Fundy Footpath poses problems for search and rescue teams
Greater Fundy Ground Search and Rescue calls for better signage, access to rugged coastal trail
Ground search and rescue teams say the rugged wilderness destination between Fundy National Park and St. Martin's is creating some big challenges for rescuers.
Phil Howe, a volunteer with the Greater Fundy Ground Search and Rescue, says three rescue searches on the Fundy Footpath last summer prompted him to review problems with the trail, and form a committee to find ways to address the biggest challenges.
"We've got to get better signage out there, better accessibility to the Fundy Footpath and just make people aware that the Fundy Footpath isn't like going for a walk in Fundy National Park, it's a tough trail," said Howe.
Access roads leading to sections of the trail are unmarked and often washed out, said Howe.
If they think the rescuers can rescue them on a four-wheeler, it's not going to happen because you can't get a four-wheeler down those paths. - Phil Howe, Greater Fundy Ground Search and Rescue
"It's not like you can drive a four-wheeler because the road is closed in too much, and the path is just a path," he said.
"So for rescuers, they'd have to put all their gear, first-aid kits, whatever they need, and carry it with them to the Fundy Footpath.
"Then once you reach the path, you still have to find the person."
Five hundred people used the footpath running through the Acadian Forest last year, which is the most ever. Howe said that number doesn't include those who access the path without registering. He predicts upwards of 1,000 people will walk the trail in the next couple of years.
Howe says some people attempting the coastal trail are not aware of how difficult it is. One of the rescues involved three women who simply became too exhausted to carry on.
"They wear the wrong clothes, the wrong footwear, they don't pack their gear properly, and once they do have it packed, they should practise just along the road to build up their training," he said.
"In a lot of cases you're going from zero [metres] to 180 [metres]. When you're going up these banks, they're very steep and narrow."
"If they think the rescuers can rescue them on a four-wheeler, it's not going to happen because you can't get a four-wheeler down those paths. You can't get a four-wheeler within 300 metres of the footpath."
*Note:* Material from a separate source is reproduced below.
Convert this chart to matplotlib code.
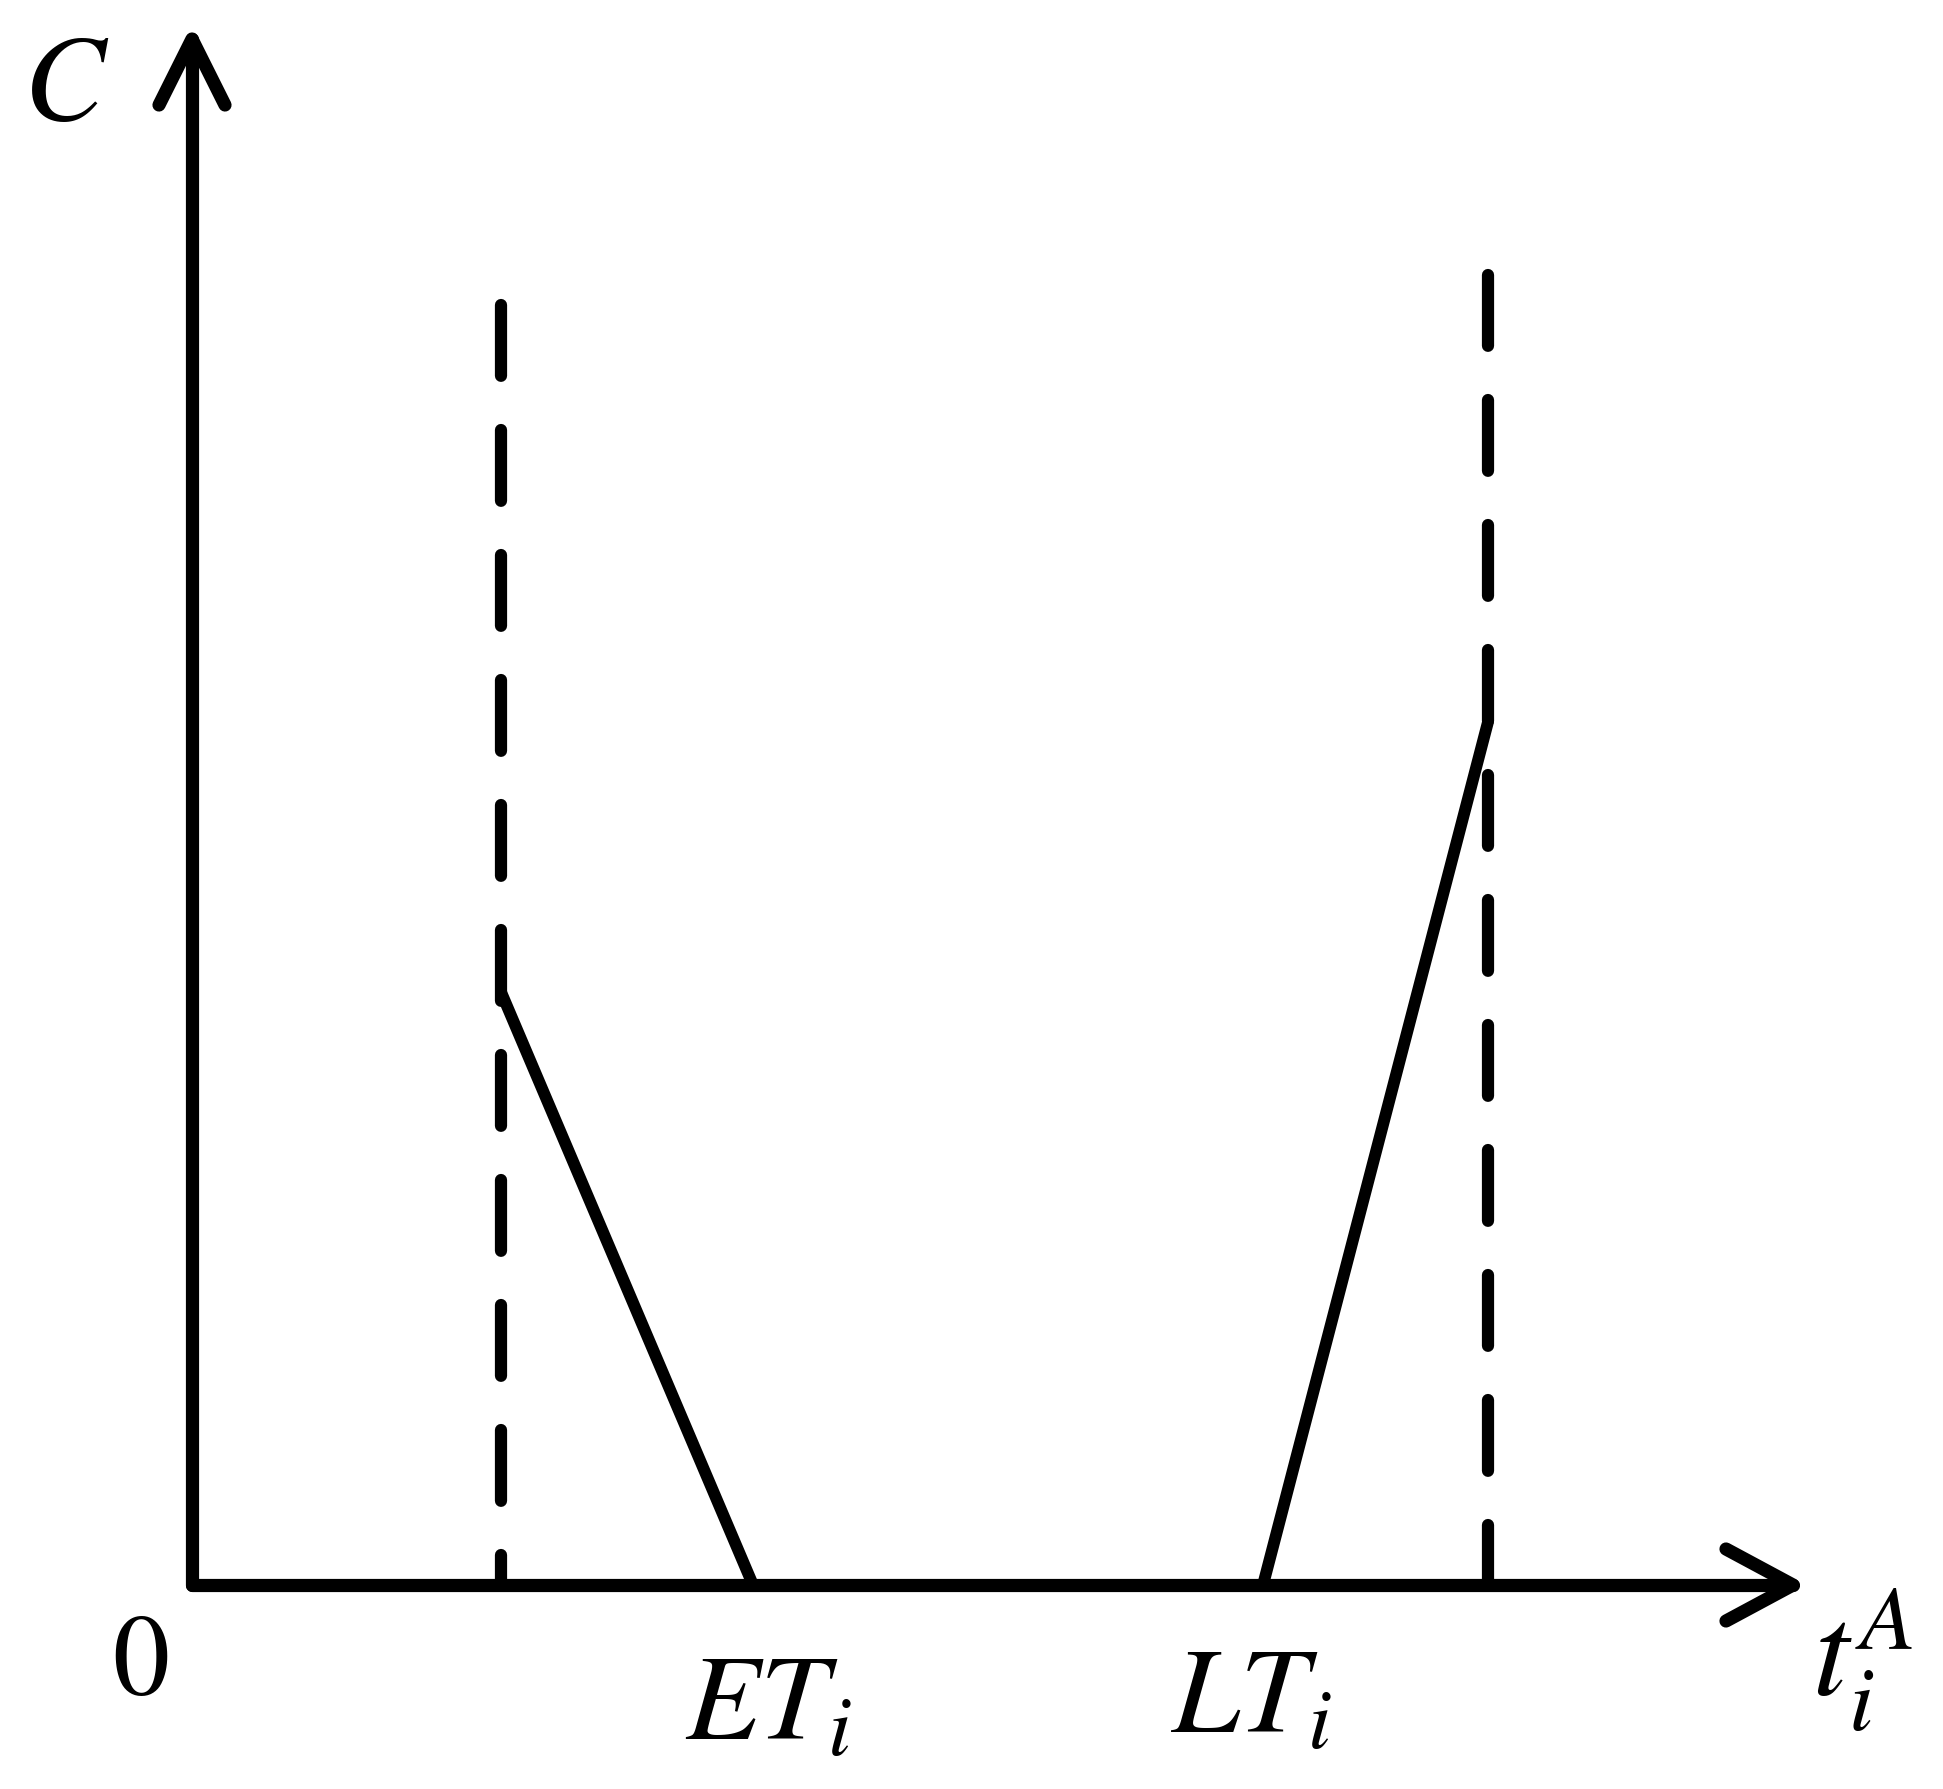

Howe says there has to be a discussion about how to deal with these challenges for rescuers.
"I'm not looking for a whole pile of money, I'm not looking for any money at all," he said.
"I just want to get this plan enacted so when there's an emergency, we know what to do."
Cellphone coverage unreliable
Alonzo Leger and his brother marked the 50-kilometre coastal path along cliffs and marshes in 1992. Leger helps maintain the trail.
He says there would be fewer problems if hikers used the provided trail guide, planned carefully and got in shape physically. Leger also warns there are few cell towers in the area.
"What the cellphone does is continuously send out a signal to find a tower and you can run down your cellphone in two hours," he said.
Leger says even with the spike in rescues in 2013, there have only been half a dozen calls for help in the nearly 25-year history of the trail.
Four days must be set aside to cover the well-worn path of rugged, steep switchbacks and gruelling descents the width of a hiker's two feet. The footpath winds through a rare expanse of old growth forest, beaches and streams.
The total elevation climb is more than 3,000 metres.